The number of positive events has been increasing over the past decades, consistent with atmospheric circulation changes caused by global warming. The increase in frequency has manifested as an increase in consecutive events, causing a multi-year accumulative rainfall reduction. The frequency of extreme positive IOD events is projected to increase by a factor of 3 this century.

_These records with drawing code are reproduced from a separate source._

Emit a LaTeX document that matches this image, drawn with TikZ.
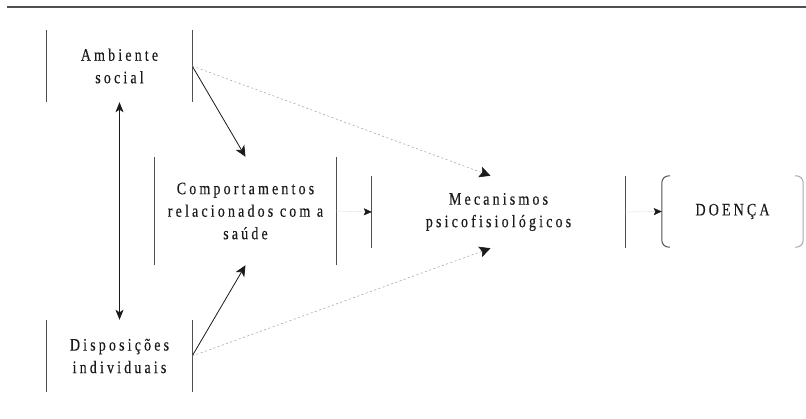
\documentclass[tikz,border=0pt]{standalone}
\usepackage{fontspec}
\setmainfont{Liberation Serif}[FakeStretch=0.8, LetterSpace=18, FakeBold=0.3]
\usetikzlibrary{arrows.meta,calc}

\definecolor{ink}{HTML}{1A1A1A}
\definecolor{sidegray}{HTML}{505050}
\definecolor{faint}{HTML}{A8A8A8}

\tikzset{
  box/.style={rectangle, inner sep=0pt, align=center, text=ink,
              font=\fontsize{17.5}{22.5}\selectfont},
  side/.style={draw=sidegray, line width=1pt},
  link/.style={draw=ink, line width=0.8pt, -{Stealth[length=11pt,width=10pt,inset=3pt]}},
  bilink/.style={draw=ink, line width=1pt,
                 {Stealth[length=10pt,width=8pt,inset=2.5pt]}-{Stealth[length=10pt,width=8pt,inset=2.5pt]}},
  weak/.style={draw=faint, line width=0.6pt, dash pattern=on 2pt off 2.5pt,
               -{Stealth[length=11pt,width=11pt,inset=2pt,color=ink]}},
  short/.style={draw=faint!35, line width=0.4pt,
                -{Stealth[length=8pt,width=7pt,inset=1.5pt,color=ink]}}
}

\begin{document}
\begin{tikzpicture}[x=1pt, y=-1pt]
\useasboundingbox (0,0) rectangle (806,419);

% heading rule
\draw[sidegray, line width=1.4pt] (7,7) -- (806,7);

% boxes
\node[box, minimum width=145, minimum height=72] (amb)  at (119.5,66)  {Ambiente\\social};
\node[box, minimum width=145, minimum height=72] (disp) at (119.5,356) {Disposições\\individuais};
\node[box, minimum width=181, minimum height=108] (comp) at (245.5,211) {Comportamentos\\relacionados com a\\saúde};
\node[box, minimum width=253, minimum height=72] (mec)  at (498.5,212) {Mecanismos\\psicofisiológicos};
\node[box, minimum width=141, minimum height=71] (doe)  at (732.5,211.5) {DOENÇA};

% box sides
\foreach \b in {amb,disp,comp,mec}{
  \draw[side] (\b.north west) -- (\b.south west);
  \draw[side] (\b.north east) -- (\b.south east);
}
\draw[side, rounded corners=7] ($(doe.north west)+(8,0)$) -- (doe.north west)
      -- (doe.south west) -- ($(doe.south west)+(8,0)$);
\draw[side, draw=faint, rounded corners=7] ($(doe.north east)+(-8,0)$) -- (doe.north east)
      -- (doe.south east) -- ($(doe.south east)+(-8,0)$);

% connectors
\draw[bilink] (amb.south) -- (disp.north);
\draw[link] (amb.east) -- (comp.north);
\draw[link] (disp.east) -- (comp.south);
\draw[weak] (amb.east) -- ([xshift=-8]mec.north);
\draw[weak] (disp.east) -- ([xshift=-8]mec.south);
\draw[short] (comp.east) -- (mec.west);
\draw[short] (mec.east) -- (doe.west);
\end{tikzpicture}
\end{document}
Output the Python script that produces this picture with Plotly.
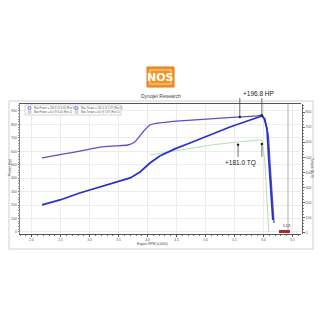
import plotly.graph_objects as go

# ---- data (Engine RPM x1000 vs power scale) ----
rpm_hp = [2.18, 2.66, 3.18, 3.44, 3.66, 3.78, 3.92, 4.04, 4.21, 4.56, 5.08, 5.59, 5.90, 5.97, 6.02, 6.08, 6.11, 6.14, 6.18]
hp_vals = [551, 588, 632, 640, 647, 670, 744, 796, 811, 826, 841, 856, 863, 871, 826, 722, 521, 327, 67]

rpm_tq = [2.18, 2.49, 2.83, 3.18, 3.52, 3.70, 3.87, 4.04, 4.21, 4.47, 4.73, 5.08, 5.42, 5.77, 5.97, 6.02, 6.06, 6.09, 6.13, 6.16]
tq_vals = [201, 238, 290, 335, 379, 402, 446, 513, 565, 618, 662, 722, 781, 833, 863, 841, 759, 536, 275, 89]

rpm_base = [4.04, 4.60, 5.10, 5.56, 5.97, 6.02, 6.06, 6.09]
base_vals = [573, 615, 647, 670, 685, 536, 238, 0]

hp_marks_x = [5.59, 5.97]
hp_marks_y = [856, 866]
tq_marks_x = [5.56, 5.97]
tq_marks_y = [648, 655]

x_ticks = [2.0, 2.5, 3.0, 3.5, 4.0, 4.5, 5.0, 5.5, 6.0, 6.5]
hp_label = "+196.8 HP"
tq_label = "+181.0 TQ"

def px(x):
    return x / 320.0

def py(y):
    return 1 - y / 320.0

fig = go.Figure()

fig.add_trace(go.Scatter(x=rpm_base, y=base_vals, mode="lines",
                         line=dict(color="#b9dcb0", width=1), showlegend=False))
fig.add_trace(go.Scatter(x=rpm_hp, y=hp_vals, mode="lines", line_shape="spline",
                         line=dict(color="#5b50c8", width=1.3, smoothing=0.5), showlegend=False))
fig.add_trace(go.Scatter(x=rpm_tq, y=tq_vals, mode="lines",
                         line=dict(color="#2733c8", width=1.8), showlegend=False))
fig.add_trace(go.Scatter(x=hp_marks_x, y=hp_marks_y, mode="markers",
                         marker=dict(color="#222", size=2.5), showlegend=False))
fig.add_trace(go.Scatter(x=tq_marks_x, y=tq_marks_y, mode="markers",
                         marker=dict(color="#222", size=2.5), showlegend=False))
# dummy trace for right axis
fig.add_trace(go.Scatter(x=[None], y=[None], yaxis="y2", showlegend=False))

shapes = []
# outer chart frame
shapes.append(dict(type="rect", xref="paper", yref="paper", x0=px(9), x1=px(313), y0=py(249), y1=py(101),
                   line=dict(color="#cfcfcf", width=1), layer="below"))
# cursor line
shapes.append(dict(type="line", xref="paper", yref="paper", x0=px(288), x1=px(288), y0=py(234), y1=py(104),
                   line=dict(color="#9a9a9a", width=0.8)))
# HP annotation lines
for xv, yv in zip(hp_marks_x, hp_marks_y):
    shapes.append(dict(type="line", xref="x", yref="paper", x0=xv, x1=xv, y0=py(98), y1=py(116),
                       line=dict(color="#333", width=0.7)))
for xv, yv in zip(tq_marks_x, tq_marks_y):
    shapes.append(dict(type="line", xref="x", yref="paper", x0=xv, x1=xv, y0=py(145), y1=py(157),
                       line=dict(color="#333", width=0.7)))
# legend box
shapes.append(dict(type="rect", xref="paper", yref="paper", x0=px(25), x1=px(121), y0=py(115), y1=py(105),
                   line=dict(color="#b8b8b8", width=0.6), fillcolor="white"))
leg = [(28, 108, "#5b50c8"), (75, 108, "#5b50c8"), (28, 112, "#8fc98a"), (75, 112, "#8fc98a")]
for lx, ly, c in leg:
    shapes.append(dict(type="rect", xref="paper", yref="paper", x0=px(lx), x1=px(lx + 3), y0=py(ly + 1.3), y1=py(ly - 1.3),
                       line=dict(color=c, width=0.6), fillcolor="#e6e6f5"))
# NOS logo
shapes.append(dict(type="rect", xref="paper", yref="paper", x0=px(147), x1=px(174), y0=py(87), y1=py(67),
                   line=dict(color="#e07b10", width=1), fillcolor="#f39322"))
shapes.append(dict(type="rect", xref="paper", yref="paper", x0=px(150), x1=px(171), y0=py(84), y1=py(70),
                   line=dict(color="#ffffff", width=0.6), fillcolor="#f39322"))
# red marker bottom right
shapes.append(dict(type="rect", xref="paper", yref="paper", x0=px(279), x1=px(290), y0=py(233), y1=py(230),
                   line=dict(width=0), fillcolor="#b3262a"))

annotations = [
    dict(x=px(160.5), y=py(77), xref="paper", yref="paper", text="<b>NOS</b>", showarrow=False,
         font=dict(size=11, color="white", family="DejaVu Sans"), xanchor="center", yanchor="middle"),
    dict(x=px(160.5), y=py(96), xref="paper", yref="paper", text="Dynojet Research", showarrow=False,
         font=dict(size=5, color="#444", family="Liberation Sans"), xanchor="center", yanchor="middle"),
    dict(x=px(258), y=py(93), xref="paper", yref="paper", text=hp_label, showarrow=False,
         font=dict(size=6.5, color="#222", family="Liberation Sans"), xanchor="center", yanchor="middle"),
    dict(x=px(240), y=py(163), xref="paper", yref="paper", text=tq_label, showarrow=False,
         font=dict(size=6.5, color="#222", family="Liberation Sans"), xanchor="center", yanchor="middle"),
    dict(x=px(152), y=py(244), xref="paper", yref="paper", text="Engine RPM (x1000)", showarrow=False,
         font=dict(size=3.3, color="#444", family="Liberation Sans"), xanchor="center", yanchor="middle"),
    dict(x=px(10), y=py(168), xref="paper", yref="paper", text="Power (hp)", showarrow=False, textangle=-90,
         font=dict(size=3.5, color="#444", family="Liberation Sans"), xanchor="center", yanchor="middle"),
    dict(x=px(312), y=py(168), xref="paper", yref="paper", text="Torque (lb-ft)", showarrow=False, textangle=90,
         font=dict(size=3.5, color="#444", family="Liberation Sans"), xanchor="center", yanchor="middle"),
    dict(x=px(287), y=py(226), xref="paper", yref="paper", text="6.423", showarrow=False,
         font=dict(size=3, color="#444", family="Liberation Sans"), xanchor="center", yanchor="middle"),
    dict(x=px(32), y=py(108), xref="paper", yref="paper", text="Max Power = 196.8 @ 6.00 (Run 1)", showarrow=False,
         font=dict(size=2.6, color="#555", family="Liberation Sans"), xanchor="left", yanchor="middle"),
    dict(x=px(79), y=py(108), xref="paper", yref="paper", text="Max Torque = 181.0 @ 5.97 (Run 1)", showarrow=False,
         font=dict(size=2.6, color="#555", family="Liberation Sans"), xanchor="left", yanchor="middle"),
    dict(x=px(32), y=py(112), xref="paper", yref="paper", text="Max Power = 0.0 @ 6.00 (Run 2)", showarrow=False,
         font=dict(size=2.6, color="#555", family="Liberation Sans"), xanchor="left", yanchor="middle"),
    dict(x=px(79), y=py(112), xref="paper", yref="paper", text="Max Torque = 0.0 @ 5.97 (Run 2)", showarrow=False,
         font=dict(size=2.6, color="#555", family="Liberation Sans"), xanchor="left", yanchor="middle"),
]

fig.update_layout(
    width=320, height=320, autosize=False,
    margin=dict(l=0, r=0, t=0, b=0),
    paper_bgcolor="white", plot_bgcolor="white",
    showlegend=False,
    shapes=shapes, annotations=annotations,
    xaxis=dict(domain=[px(20), px(301)], range=[1.8, 6.645], tickvals=x_ticks,
               ticktext=[f"{v:.1f}" for v in x_ticks],
               tickfont=dict(size=3.3, color="#555", family="Liberation Sans"),
               showgrid=True, gridcolor="#ececec", gridwidth=0.6,
               showline=True, linecolor="#555", linewidth=1.2, mirror=True,
               ticks="outside", ticklen=1.5, tickcolor="#555",
               minor=dict(dtick=0.1, ticks="outside", ticklen=1.2, tickcolor="#777", showgrid=False),
               zeroline=False),
    yaxis=dict(domain=[py(234), py(104)], range=[-15, 952], dtick=100,
               tickfont=dict(size=3.5, color="#555", family="Liberation Sans"),
               showgrid=True, gridcolor="#ececec", gridwidth=0.6,
               showline=True, linecolor="#888", linewidth=0.8,
               ticks="outside", ticklen=1.5, tickcolor="#777",
               minor=dict(dtick=20, ticks="outside", ticklen=1, tickcolor="#999"),
               zeroline=False),
    yaxis2=dict(overlaying="y", side="right", anchor="free", position=px(302),
                range=[-7, 853], dtick=100,
                tickfont=dict(size=3.5, color="#555", family="Liberation Sans"),
                showgrid=False, showline=True, linecolor="#666", linewidth=0.8,
                ticks="outside", ticklen=2, tickcolor="#666",
                minor=dict(dtick=20, ticks="outside", ticklen=1.2, tickcolor="#888"),
                zeroline=False),
)

fig.write_html("out.html")
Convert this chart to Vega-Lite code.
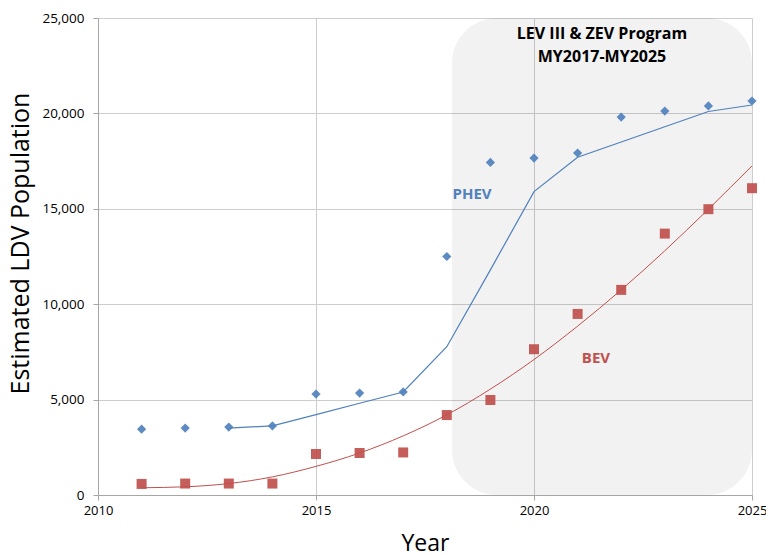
{
  "$schema": "https://vega.github.io/schema/vega-lite/v6.json",
  "width": 654,
  "height": 477,
  "autosize": {"type": "none"},
  "padding": {"left": 98, "top": 18, "right": 14, "bottom": 61},
  "background": "white",
  "config": {"view": {"stroke": null}, "font": "Open Sans"},
  "datasets": {
    "points": [
      {"year": 2011, "series": "PHEV", "value": 3450},
      {"year": 2012, "series": "PHEV", "value": 3510},
      {"year": 2013, "series": "PHEV", "value": 3560},
      {"year": 2014, "series": "PHEV", "value": 3620},
      {"year": 2015, "series": "PHEV", "value": 5290},
      {"year": 2016, "series": "PHEV", "value": 5345},
      {"year": 2017, "series": "PHEV", "value": 5400},
      {"year": 2018, "series": "PHEV", "value": 12500},
      {"year": 2019, "series": "PHEV", "value": 17430},
      {"year": 2020, "series": "PHEV", "value": 17660},
      {"year": 2021, "series": "PHEV", "value": 17925},
      {"year": 2022, "series": "PHEV", "value": 19810},
      {"year": 2023, "series": "PHEV", "value": 20125},
      {"year": 2024, "series": "PHEV", "value": 20390},
      {"year": 2025, "series": "PHEV", "value": 20650},
      {"year": 2011, "series": "BEV", "value": 580},
      {"year": 2012, "series": "BEV", "value": 600},
      {"year": 2013, "series": "BEV", "value": 600},
      {"year": 2014, "series": "BEV", "value": 600},
      {"year": 2015, "series": "BEV", "value": 2150},
      {"year": 2016, "series": "BEV", "value": 2200},
      {"year": 2017, "series": "BEV", "value": 2230},
      {"year": 2018, "series": "BEV", "value": 4190},
      {"year": 2019, "series": "BEV", "value": 4980},
      {"year": 2020, "series": "BEV", "value": 7640},
      {"year": 2021, "series": "BEV", "value": 9490},
      {"year": 2022, "series": "BEV", "value": 10750},
      {"year": 2023, "series": "BEV", "value": 13700},
      {"year": 2024, "series": "BEV", "value": 14980},
      {"year": 2025, "series": "BEV", "value": 16080}
    ],
    "phevTrend": [
      {"year": 2013, "trend": 3510},
      {"year": 2014, "trend": 3620},
      {"year": 2015, "trend": 4210},
      {"year": 2016, "trend": 4810},
      {"year": 2017, "trend": 5400},
      {"year": 2018, "trend": 7770},
      {"year": 2019, "trend": 11800},
      {"year": 2020, "trend": 15900},
      {"year": 2021, "trend": 17700},
      {"year": 2022, "trend": 18500},
      {"year": 2023, "trend": 19300},
      {"year": 2024, "trend": 20100},
      {"year": 2025, "trend": 20440}
    ],
    "bevTrend": [
      {"year": 2011, "trend": 380},
      {"year": 2012, "trend": 430},
      {"year": 2013, "trend": 600},
      {"year": 2014, "trend": 950},
      {"year": 2015, "trend": 1500},
      {"year": 2016, "trend": 2200},
      {"year": 2017, "trend": 3100},
      {"year": 2018, "trend": 4200},
      {"year": 2019, "trend": 5550},
      {"year": 2020, "trend": 7100},
      {"year": 2021, "trend": 8850},
      {"year": 2022, "trend": 10750},
      {"year": 2023, "trend": 12800},
      {"year": 2024, "trend": 14980},
      {"year": 2025, "trend": 17250}
    ],
    "region": [{"start": 2018.12, "end": 2025, "low": 0, "high": 25000}],
    "notes": [
      {"year": 2021.56, "value": 24160, "text": "LEV III & ZEV Program"},
      {"year": 2021.56, "value": 22960, "text": "MY2017-MY2025"}
    ],
    "seriesLabels": [
      {"year": 2018.58, "value": 15780, "text": "PHEV", "series": "PHEV"},
      {"year": 2021.42, "value": 7180, "text": "BEV", "series": "BEV"}
    ]
  },
  "layer": [
    {
      "data": {"name": "region"},
      "mark": {"type": "rect", "fill": "#000000", "fillOpacity": 0.05, "cornerRadius": 45},
      "encoding": {
        "x": {
          "field": "start", "type": "quantitative",
          "scale": {"domain": [2010, 2025], "nice": false, "zero": false},
          "axis": {
            "values": [2010, 2015, 2020, 2025], "format": "d", "grid": true,
            "gridColor": "#cdcdcd", "gridWidth": 1,
            "domainColor": "#a6a6a6", "tickColor": "#a6a6a6", "tickSize": 5,
            "labelFont": "Open Sans", "labelFontSize": 13, "labelColor": "#000000", "labelPadding": 4,
            "labelFlush": false,
            "title": "Year", "titleFont": "Open Sans", "titleFontSize": 23, "titleFontWeight": "normal",
            "titleColor": "#000000", "titleX": 327, "titleY": 55, "titleBaseline": "alphabetic", "titleAlign": "center"
          }
        },
        "x2": {"field": "end"},
        "y": {
          "field": "low", "type": "quantitative",
          "scale": {"domain": [0, 25000], "nice": false},
          "axis": {
            "values": [0, 5000, 10000, 15000, 20000, 25000], "format": ",d", "grid": true,
            "gridColor": "#cdcdcd", "gridWidth": 1,
            "domainColor": "#a6a6a6", "tickColor": "#a6a6a6", "tickSize": 5,
            "labelFont": "Open Sans", "labelFontSize": 13.5, "labelColor": "#000000", "labelPadding": 9,
            "title": "Estimated LDV Population", "titleFont": "Open Sans", "titleFontSize": 25, "titleFontWeight": "normal",
            "titleColor": "#000000", "titleAngle": -90, "titleX": -70, "titleY": 225,
            "titleBaseline": "alphabetic", "titleAlign": "center"
          }
        },
        "y2": {"field": "high"}
      }
    },
    {
      "data": {"name": "phevTrend"},
      "mark": {"type": "line", "color": "#4f81bd", "strokeWidth": 1.2},
      "encoding": {
        "x": {"field": "year", "type": "quantitative"},
        "y": {"field": "trend", "type": "quantitative"}
      }
    },
    {
      "data": {"name": "bevTrend"},
      "mark": {"type": "line", "color": "#c0504d", "strokeWidth": 1, "interpolate": "monotone"},
      "encoding": {
        "x": {"field": "year", "type": "quantitative"},
        "y": {"field": "trend", "type": "quantitative"}
      }
    },
    {
      "data": {"name": "points"},
      "mark": {"type": "point", "filled": true, "opacity": 0.92},
      "encoding": {
        "x": {"field": "year", "type": "quantitative"},
        "y": {"field": "value", "type": "quantitative"},
        "shape": {"field": "series", "type": "nominal", "scale": {"domain": ["PHEV", "BEV"], "range": ["diamond", "square"]}, "legend": null},
        "color": {"field": "series", "type": "nominal", "scale": {"domain": ["PHEV", "BEV"], "range": ["#4f81bd", "#c0504d"]}, "legend": null},
        "size": {"field": "series", "type": "nominal", "scale": {"domain": ["PHEV", "BEV"], "range": [85, 100]}, "legend": null}
      }
    },
    {
      "data": {"name": "notes"},
      "mark": {"type": "text", "font": "Open Sans", "fontSize": 16, "fontWeight": "bold", "color": "#000000", "align": "center", "baseline": "middle"},
      "encoding": {
        "x": {"field": "year", "type": "quantitative"},
        "y": {"field": "value", "type": "quantitative"},
        "text": {"field": "text"}
      }
    },
    {
      "data": {"name": "seriesLabels"},
      "mark": {"type": "text", "font": "Open Sans", "fontSize": 15, "fontWeight": "bold", "align": "center", "baseline": "middle"},
      "encoding": {
        "x": {"field": "year", "type": "quantitative"},
        "y": {"field": "value", "type": "quantitative"},
        "text": {"field": "text"},
        "color": {"field": "series", "type": "nominal", "scale": {"domain": ["PHEV", "BEV"], "range": ["#4f81bd", "#c0504d"]}, "legend": null}
      }
    }
  ]
}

Global warming is also increasing the likelihood of dry states associated with the El Niño–Southern Oscillation, by causing a weakening of the Walker Circulation in the Pacific Ocean and leading to conditions similar to the El Niño phase of the Southern Oscillation. El Niño events are usually associated with reduced winter and spring rainfall across eastern Australia, including most of SA. Major disruptions to Pacific rainfall have been projected to increase linearly over the 21^st century in response to global warming and continue for the remainder of this century even if global mean temperature has stabilised. When El Niño coincides with a positive IOD, the two phenomena can reinforce their dry impacts.

The CSIRO and BOM in their Projections for Australia's NRM Regions identify the following changes for the southern parts of SA with high to very high confidence:

• Average temperatures will continue to increase in all seasons.
• There will be more hot days and warm spells, and fewer frosts.
• Winter and spring rainfall will continue to decrease. Changes in other seasons are unclear, although results suggest a continuation of the observed autumn declines.
• There will be an increased intensity of extreme rainfall events.
• Mean sea levels will continue to rise and the height of extreme sea-level events will also increase.
• A harsher fire-weather climate will be experienced in the future.

On annual and decadal bases, natural variability in the climate system can act to either mask or enhance any long-term, human-induced trend, particularly for rainfall in the next 20 years.